Work to do: Begin at the first line below and copy each line exactly, ending with the line where "import plotly.graph_objects as go" appears.

--------

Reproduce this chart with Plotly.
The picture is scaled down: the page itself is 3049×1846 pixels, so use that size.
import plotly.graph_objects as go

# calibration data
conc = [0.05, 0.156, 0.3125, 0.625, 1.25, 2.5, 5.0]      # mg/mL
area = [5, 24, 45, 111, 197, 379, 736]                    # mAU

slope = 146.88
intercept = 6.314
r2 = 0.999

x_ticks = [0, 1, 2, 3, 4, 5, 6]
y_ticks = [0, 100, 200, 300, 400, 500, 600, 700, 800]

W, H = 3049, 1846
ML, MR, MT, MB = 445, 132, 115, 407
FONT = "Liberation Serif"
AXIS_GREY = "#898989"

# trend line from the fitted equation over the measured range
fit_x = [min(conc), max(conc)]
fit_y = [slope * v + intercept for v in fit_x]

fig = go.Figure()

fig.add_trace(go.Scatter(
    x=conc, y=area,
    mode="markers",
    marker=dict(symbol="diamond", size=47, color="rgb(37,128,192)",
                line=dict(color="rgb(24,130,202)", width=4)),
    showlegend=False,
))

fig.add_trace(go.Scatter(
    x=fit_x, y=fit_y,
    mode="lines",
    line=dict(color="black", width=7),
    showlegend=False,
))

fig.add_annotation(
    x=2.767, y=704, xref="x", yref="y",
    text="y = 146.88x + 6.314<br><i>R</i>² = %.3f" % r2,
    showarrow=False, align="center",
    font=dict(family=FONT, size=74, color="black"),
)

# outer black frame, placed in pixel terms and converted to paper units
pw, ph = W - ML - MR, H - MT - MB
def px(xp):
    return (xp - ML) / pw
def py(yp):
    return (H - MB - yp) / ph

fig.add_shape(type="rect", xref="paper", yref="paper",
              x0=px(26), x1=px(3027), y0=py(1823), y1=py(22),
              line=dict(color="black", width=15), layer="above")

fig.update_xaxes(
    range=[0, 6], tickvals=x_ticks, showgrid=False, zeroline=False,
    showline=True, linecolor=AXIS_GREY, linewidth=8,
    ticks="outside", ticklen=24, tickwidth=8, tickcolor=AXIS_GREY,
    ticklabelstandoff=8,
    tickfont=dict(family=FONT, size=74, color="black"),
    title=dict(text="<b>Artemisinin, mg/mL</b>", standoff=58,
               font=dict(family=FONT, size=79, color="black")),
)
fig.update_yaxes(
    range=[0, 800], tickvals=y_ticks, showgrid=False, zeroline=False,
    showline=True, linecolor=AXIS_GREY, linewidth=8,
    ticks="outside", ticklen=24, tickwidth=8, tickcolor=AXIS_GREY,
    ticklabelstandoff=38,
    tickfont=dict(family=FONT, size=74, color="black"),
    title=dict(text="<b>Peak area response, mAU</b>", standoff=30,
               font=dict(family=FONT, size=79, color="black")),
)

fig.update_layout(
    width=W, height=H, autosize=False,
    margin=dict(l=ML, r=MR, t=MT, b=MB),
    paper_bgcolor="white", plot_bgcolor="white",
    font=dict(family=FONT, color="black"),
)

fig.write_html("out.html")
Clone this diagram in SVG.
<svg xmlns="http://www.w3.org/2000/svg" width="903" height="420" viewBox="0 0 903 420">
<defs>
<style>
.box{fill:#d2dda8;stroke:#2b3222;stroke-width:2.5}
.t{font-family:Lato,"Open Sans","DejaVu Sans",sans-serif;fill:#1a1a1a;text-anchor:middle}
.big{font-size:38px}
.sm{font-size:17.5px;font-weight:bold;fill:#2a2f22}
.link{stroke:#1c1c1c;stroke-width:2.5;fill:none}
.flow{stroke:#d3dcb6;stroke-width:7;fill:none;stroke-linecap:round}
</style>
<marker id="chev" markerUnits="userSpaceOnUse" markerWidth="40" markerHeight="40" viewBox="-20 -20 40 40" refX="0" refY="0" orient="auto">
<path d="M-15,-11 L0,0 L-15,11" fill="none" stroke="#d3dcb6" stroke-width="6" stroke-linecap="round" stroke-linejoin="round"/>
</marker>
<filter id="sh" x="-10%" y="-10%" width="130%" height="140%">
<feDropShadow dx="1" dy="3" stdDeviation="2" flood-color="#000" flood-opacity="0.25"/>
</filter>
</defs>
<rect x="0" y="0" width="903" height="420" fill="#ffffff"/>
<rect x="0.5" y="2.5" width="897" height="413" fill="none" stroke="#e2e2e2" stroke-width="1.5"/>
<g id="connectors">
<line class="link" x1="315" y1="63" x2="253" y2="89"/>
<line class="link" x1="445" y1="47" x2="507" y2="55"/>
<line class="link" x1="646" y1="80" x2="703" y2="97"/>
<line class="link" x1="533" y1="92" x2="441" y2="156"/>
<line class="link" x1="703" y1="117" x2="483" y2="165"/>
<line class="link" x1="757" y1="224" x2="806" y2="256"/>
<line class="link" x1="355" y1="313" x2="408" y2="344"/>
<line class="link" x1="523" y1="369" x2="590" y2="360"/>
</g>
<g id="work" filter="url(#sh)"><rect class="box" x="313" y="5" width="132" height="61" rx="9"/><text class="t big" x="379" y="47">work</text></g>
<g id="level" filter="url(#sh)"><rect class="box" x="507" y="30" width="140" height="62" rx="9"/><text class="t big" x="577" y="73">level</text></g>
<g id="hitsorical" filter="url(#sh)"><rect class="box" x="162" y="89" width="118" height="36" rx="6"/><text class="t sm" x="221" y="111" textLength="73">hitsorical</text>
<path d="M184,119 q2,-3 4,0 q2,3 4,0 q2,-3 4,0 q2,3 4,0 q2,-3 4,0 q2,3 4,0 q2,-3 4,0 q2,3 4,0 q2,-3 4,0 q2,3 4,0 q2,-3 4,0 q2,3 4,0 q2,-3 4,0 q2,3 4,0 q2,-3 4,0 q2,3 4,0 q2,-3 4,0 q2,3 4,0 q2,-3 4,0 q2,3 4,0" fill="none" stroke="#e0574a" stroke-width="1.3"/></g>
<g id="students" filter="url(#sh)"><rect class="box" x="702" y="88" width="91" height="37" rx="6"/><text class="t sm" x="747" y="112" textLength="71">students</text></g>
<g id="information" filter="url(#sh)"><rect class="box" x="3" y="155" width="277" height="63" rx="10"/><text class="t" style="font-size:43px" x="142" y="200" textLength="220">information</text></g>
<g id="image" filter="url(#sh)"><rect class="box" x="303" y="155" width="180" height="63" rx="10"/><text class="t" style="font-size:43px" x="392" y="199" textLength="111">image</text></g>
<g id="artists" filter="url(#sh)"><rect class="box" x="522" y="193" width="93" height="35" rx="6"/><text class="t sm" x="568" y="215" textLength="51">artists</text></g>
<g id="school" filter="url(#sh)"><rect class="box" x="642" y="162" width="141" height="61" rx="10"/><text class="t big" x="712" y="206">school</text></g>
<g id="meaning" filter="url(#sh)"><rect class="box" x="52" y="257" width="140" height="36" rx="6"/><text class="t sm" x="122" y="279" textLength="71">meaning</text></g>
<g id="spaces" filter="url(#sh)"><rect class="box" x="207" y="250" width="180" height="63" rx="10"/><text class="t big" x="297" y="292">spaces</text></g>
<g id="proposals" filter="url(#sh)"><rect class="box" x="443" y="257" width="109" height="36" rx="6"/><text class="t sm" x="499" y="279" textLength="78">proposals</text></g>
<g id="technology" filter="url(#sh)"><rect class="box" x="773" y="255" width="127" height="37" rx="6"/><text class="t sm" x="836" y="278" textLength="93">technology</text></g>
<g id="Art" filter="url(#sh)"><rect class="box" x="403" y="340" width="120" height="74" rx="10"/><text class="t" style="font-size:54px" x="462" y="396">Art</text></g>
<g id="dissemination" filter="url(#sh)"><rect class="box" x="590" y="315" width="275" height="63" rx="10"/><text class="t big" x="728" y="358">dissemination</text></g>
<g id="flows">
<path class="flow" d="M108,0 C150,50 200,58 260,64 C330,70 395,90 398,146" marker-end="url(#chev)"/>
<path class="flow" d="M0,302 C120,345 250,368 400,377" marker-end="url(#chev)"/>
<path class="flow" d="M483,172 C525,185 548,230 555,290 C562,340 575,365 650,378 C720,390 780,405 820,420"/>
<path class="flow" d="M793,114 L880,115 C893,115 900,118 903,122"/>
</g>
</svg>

--------

Task answer:
Reproduce this chart with Plotly.
The picture is scaled down: the page itself is 3049×1846 pixels, so use that size.
import plotly.graph_objects as go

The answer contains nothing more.